What I Am Reading: Grampa in Oz

I know that I said last week that I was reading The Wonderful Wizard of Oz by L. Frank Baum, and I still am, but I am also reading Grampa in Oz by Ruth Plumly Thompson and illustrated by John R. Neill. This is the eighteenth official book in the Oz series and the fourth one by Thompson, who took over the series after Baum’s death.

I’m not as fond of Thompson’s Oz as I am of Baum’s, but she does keep some of the crazy charm and her books tend to continue the tradition of focusing on adventures that wind through the seemingly endless small communities that dot the landscape of Oz. In this one, the adventure is being had by Prince Tatters, Grampa (an old soldier), and a weather vane cock who has come to life.
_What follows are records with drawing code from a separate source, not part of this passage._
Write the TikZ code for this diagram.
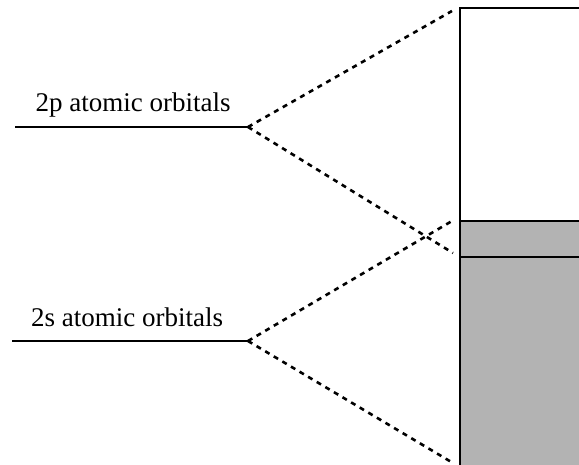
\documentclass[tikz,border=0pt]{standalone}
\usepackage{fontspec}
\setmainfont{Liberation Serif}
\definecolor{bandgray}{RGB}{179,179,179}
\begin{document}
\begin{tikzpicture}[x=1pt,y=-1pt,
  level/.style={line width=2.2pt},
  link/.style={line width=2.6pt,dash pattern=on 5pt off 5pt},
  boxline/.style={line width=2.4pt},
  lab/.style={font=\fontsize{27}{32}\selectfont,anchor=base,inner sep=0pt}]
\useasboundingbox (0,0) rectangle (579,465);
% band
\fill[bandgray] (460,221) rectangle (579,465);
\draw[boxline] (579,8) -- (460,8) -- (460,465);
\draw[boxline] (460,221) -- (579,221);
\draw[boxline] (460,257) -- (579,257);
% levels
\coordinate (pA) at (15,127);
\coordinate (pB) at (248,127);
\coordinate (sA) at (12,341);
\coordinate (sB) at (248,341);
\draw[level] (pA) -- (pB);
\draw[level] (sA) -- (sB);
\node[lab] (plab) at (133,112) {2p atomic orbitals};
\node[lab] (slab) at (127,327) {2s atomic orbitals};
% band end points
\coordinate (t1) at (452,11);
\coordinate (t2) at (453,253);
\coordinate (b1) at (452,221);
\coordinate (b2) at (453,463);
\draw[link] (pB) -- (t1);
\draw[link] (pB) -- (t2);
\draw[link] (sB) -- (b1);
\draw[link] (sB) -- (b2);
\end{tikzpicture}
\end{document}
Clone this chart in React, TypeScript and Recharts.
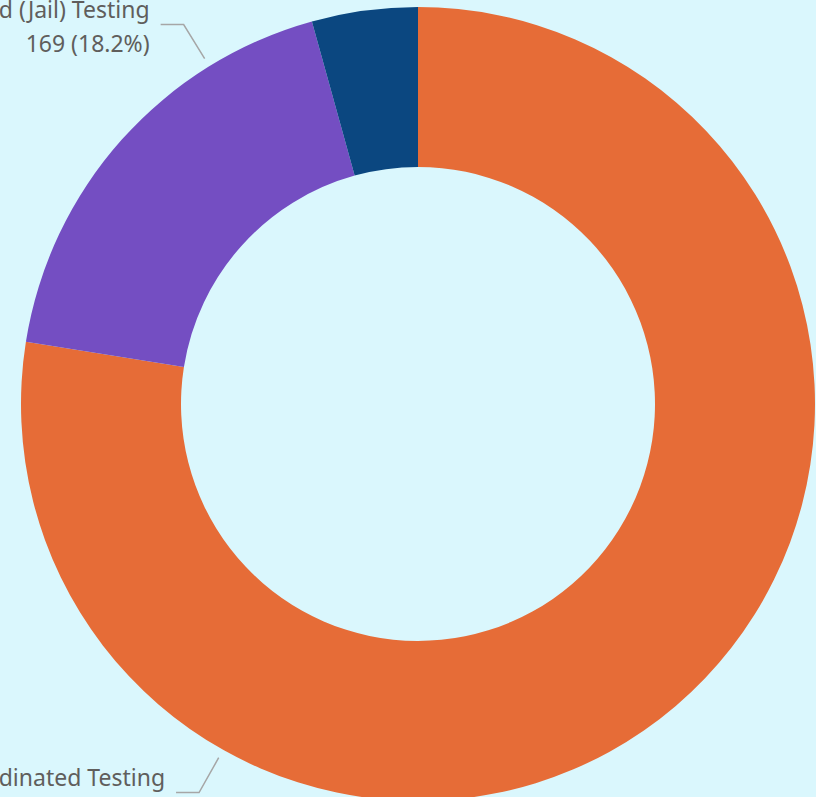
import { PieChart, Pie, Cell } from 'recharts';

// testing categories (clockwise from 12 o'clock)
const CATEGORIES = ['Coordinated Testing', 'Court Ordered (Jail) Testing', 'Other Testing'];
const COUNTS = [720, 169, 40];
const COLORS = ['#E66C37', '#744EC2', '#0B4780'];

// where Power BI put each outside label (degrees, counter-clockwise from 3 o'clock)
const LABEL_ANGLES = [240.6, 121.7, 93];

const BG = '#DAF7FD';
const RADIAN = Math.PI / 180;

const data = CATEGORIES.map((name, i) => ({ name, value: COUNTS[i] }));
const total = COUNTS.reduce((a, b) => a + b, 0);

function renderLabel(props: any) {
  const { cx, cy, outerRadius, index, value, name } = props;
  const a = LABEL_ANGLES[index] * RADIAN;
  const cos = Math.cos(a);
  const sin = -Math.sin(a);
  const sx = cx + (outerRadius + 9) * cos;
  const sy = cy + (outerRadius + 9) * sin;
  const ex = cx + (outerRadius + 49) * cos;
  const ey = cy + (outerRadius + 49) * sin;
  const left = cos < 0;
  const hx = ex + (left ? -23 : 23);
  const tx = hx + (left ? -11 : 11);
  const pct = ((value / total) * 100).toFixed(1);
  return (
    <g>
      <polyline
        points={`${sx},${sy} ${ex},${ey} ${hx},${ey}`}
        fill="none"
        stroke="#A6A6A6"
        strokeWidth={1.5}
      />
      <text x={tx} y={ey - 6.5} textAnchor={left ? 'end' : 'start'} fill="#605E5C" fontSize={23}>
        {name}
      </text>
      <text x={tx} y={ey + 27} textAnchor={left ? 'end' : 'start'} fill="#605E5C" fontSize={23}>
        {`${value} (${pct}%)`}
      </text>
    </g>
  );
}

export default function App() {
  return (
    <div
      style={{
        position: 'fixed',
        inset: 0,
        background: BG,
        overflow: 'hidden',
        fontFamily: '"Noto Sans", "Open Sans", sans-serif',
      }}
    >
      <PieChart width={816} height={797} margin={{ top: 0, right: 0, bottom: 0, left: 0 }}>
        <Pie
          data={data}
          dataKey="value"
          nameKey="name"
          cx={418}
          cy={404}
          innerRadius={237}
          outerRadius={397}
          startAngle={90}
          endAngle={-270}
          stroke="none"
          label={renderLabel}
          labelLine={false}
          isAnimationActive={false}
        >
          {data.map((d, i) => (
            <Cell key={d.name} fill={COLORS[i]} />
          ))}
        </Pie>
      </PieChart>
    </div>
  );
}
In theory, they are trying to find Tatter’s father’s head (which was lost) and perhaps a princess and fortune for the prince himself.

The need for a fortune is odd in Oz and I’m not sure how to reconcile it with the otherwise money-less kingdom, but it is very in keeping with the traditional European fairy tales that Thompson took so much as her inspiration (certainly more than Baum did). Tatters is hardly the dashing Prince Charming, but he is sweet. He feels entirely too childish for a princess wife to me. Of course, while there are many princesses in Oz, few of them are beyond girlhood themselves, so perhaps that’s ok!

I don’t really find Grampa that engaging, but he is the familiar older man guide type that Oz stories are also full of. Still, I think I’d take Cap’n Bill or the Shaggy Man over Grampa any day! The weather cock is pretty entertaining, though. And illustrates that despite the spell Glinda used to cut Oz off from the mundane world ages ago, things are still making their way to the fairy kingdom from the United States!